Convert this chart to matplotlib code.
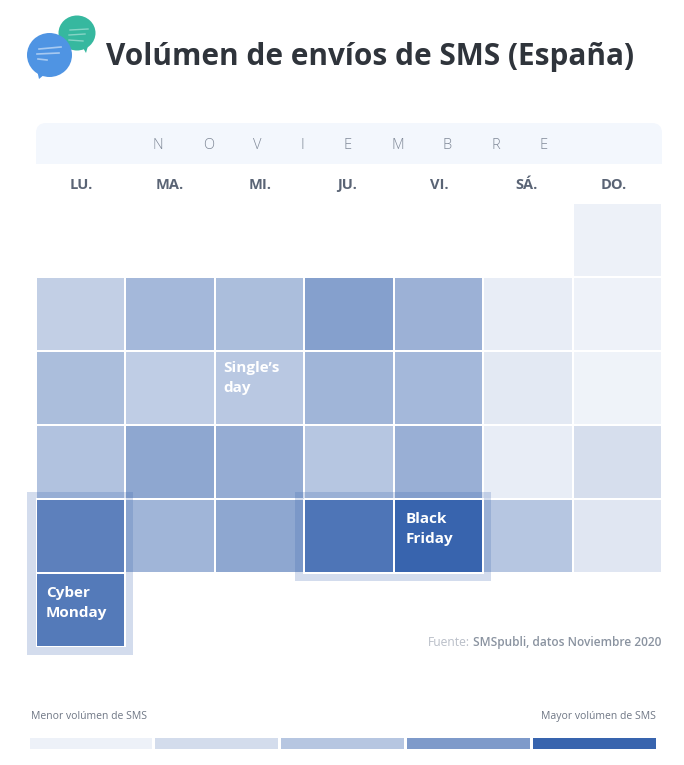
import numpy as np
import matplotlib
matplotlib.use('Agg')
import matplotlib.pyplot as plt
from matplotlib.colors import LinearSegmentedColormap
from matplotlib.patches import Ellipse, FancyBboxPatch, Polygon, Rectangle

plt.rcParams['font.family'] = ['Open Sans', 'DejaVu Sans']

# data: relative SMS volume per calendar cell, 0 = lowest, 100 = highest
days = ['LU.', 'MA.', 'MI.', 'JU.', 'VI.', 'SÁ.', 'DO.']
month = list('NOVIEMBRE')
week0 = [np.nan, np.nan, np.nan, np.nan, np.nan, np.nan, 2]
week1 = [40, 58, 55, 72, 62, 7, 1]
week2 = [55, 42, 48, 60, 58, 11, 0]
week3 = [52, 68, 65, 50, 63, 7, 23]
week4 = [87, 60, 68, 92, 100, 50, 14]
week5 = [90, np.nan, np.nan, np.nan, np.nan, np.nan, np.nan]
scale_values = [2, 25, 50, 75, 100]

W, H = 684, 765
BLUE = '#3864ae'
cmap = LinearSegmentedColormap.from_list(
    'sms', ['#eff3f9', '#d3dcec', '#b6c6e1', '#7f9bca', '#3864ae'])


def px_axes(fig, x0, y0, x1, y1):
    return fig.add_axes([x0 / W, 1 - y1 / H, (x1 - x0) / W, (y1 - y0) / H])


fig = plt.figure(figsize=(W / 100, H / 100), dpi=100, facecolor='white')

# calendar
cal = px_axes(fig, 36, 203, 662, 647)
values = np.array([week0, week1, week2, week3, week4, week5])
mesh_args = dict(cmap=cmap, vmin=0, vmax=100, edgecolors='white', linewidth=1.1)
cal.pcolormesh(np.ma.masked_invalid(values), zorder=1, **mesh_args)
cal.set_xlim(0, 7)
cal.set_ylim(6, 0)
cal.axis('off')

# halos go over the neighbours, highlighted cells are drawn again on top
col_px = 626 / 7
row_px = 444 / 6
halos = [(0, 4, 1, 2), (3, 4, 2, 1)]  # column, row, columns, rows
for c, r, nc, nr in halos:
    cal.add_patch(Rectangle((c - 9 / col_px, r - 7.5 / row_px), nc + 16.5 / col_px, nr + 15 / row_px,
                            facecolor=BLUE, alpha=0.22, edgecolor='none', zorder=2, clip_on=False))
    cal.pcolormesh(np.arange(c, c + nc + 1), np.arange(r, r + nr + 1),
                   values[r:r + nr, c:c + nc], zorder=3, **mesh_args)

# everything else is placed in pixels
ax = fig.add_axes([0, 0, 1, 1], facecolor='none')
ax.set_xlim(0, W)
ax.set_ylim(H, 0)
ax.axis('off')

# logo
ax.add_patch(Ellipse((77, 33), 37, 35, color='#36b89f', lw=0))
ax.add_patch(Polygon([[82, 46], [88, 46], [86, 53]], color='#36b89f', lw=0))
ax.add_patch(Ellipse((49.5, 55), 45, 44, color='#4f94e3', lw=0))
ax.add_patch(Polygon([[37, 70], [45, 74], [39, 79]], color='#4f94e3', lw=0))
for x0, x1, y0, y1 in [(70, 88, 30, 29), (69, 85, 35, 34), (69, 83, 40, 41)]:
    ax.plot([x0, x1], [y0, y1], color='white', lw=1, alpha=0.4)
for x0, x1, y0, y1 in [(39, 61, 49, 47), (37, 59, 54, 53), (38, 47, 59, 60)]:
    ax.plot([x0, x1], [y0, y1], color='white', lw=1.2, alpha=0.5)

ax.text(106, 56.5, 'Volúmen de envíos de SMS (España)', fontsize=21.4, fontweight='bold',
        color='#2f343b', va='center', ha='left')

# month header band, rounded on top only
ax.add_patch(FancyBboxPatch((46, 133), 606, 30, boxstyle='round,pad=10,rounding_size=10',
                            facecolor='#f3f7fd', edgecolor='none'))
ax.add_patch(Rectangle((36, 150), 626, 13.5, facecolor='#f3f7fd', edgecolor='none'))
ax.add_patch(Rectangle((30, 163.5), 640, 10, facecolor='white', edgecolor='none'))

month_x = [157.5, 208.5, 257.5, 302.5, 347.5, 397.5, 447.5, 495.5, 543.5]
for x, letter in zip(month_x, month):
    ax.text(x, 145, letter, fontsize=10.5, color='#7f8897', fontweight='light',
            ha='center', va='center')

day_x = [81, 170, 260, 347, 439, 527, 614]
for x, day in zip(day_x, days):
    ax.text(x, 189, day, fontsize=10.5, fontweight='bold', color='#5a6475',
            ha='center', va='baseline')

# event labels
for x, y, label in [(223, 368, 'Single’s'), (223, 388, 'day'), (406, 519, 'Black'),
                    (406, 539, 'Friday'), (46, 593, 'Cyber'), (46, 613, 'Monday')]:
    ax.text(x, y, label, fontsize=11, fontweight='bold', color='white', va='center')

# source
ax.text(428, 646, 'Fuente:', fontsize=8.7, color='#b9bec8', va='baseline')
ax.text(661, 646, 'SMSpubli, datos Noviembre 2020', fontsize=8.6, fontweight='semibold',
        color='#8a93a0', va='baseline', ha='right')

# colour scale
ax.text(31, 719, 'Menor volúmen de SMS', fontsize=7.5, color='#6f7785', va='baseline')
ax.text(656, 719, 'Mayor volúmen de SMS', fontsize=7.5, color='#6f7785', va='baseline', ha='right')
leg = px_axes(fig, 27.5, 736, 656.5, 750)
leg.pcolormesh([scale_values], cmap=cmap, vmin=0, vmax=100, edgecolors='white', linewidth=1)
leg.axis('off')

fig.savefig('out.png', dpi=100)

Short task
Repeat exactly and only the lines from the start of the data above through the line that holds "from matplotlib.patches import", inclusive. Pictures do not belong in the copy.

Answer to the exercise
Convert this chart to matplotlib code.
import numpy as np
import matplotlib
matplotlib.use('Agg')
import matplotlib.pyplot as plt
from matplotlib.colors import LinearSegmentedColormap
from matplotlib.patches import Ellipse, FancyBboxPatch, Polygon, Rectangle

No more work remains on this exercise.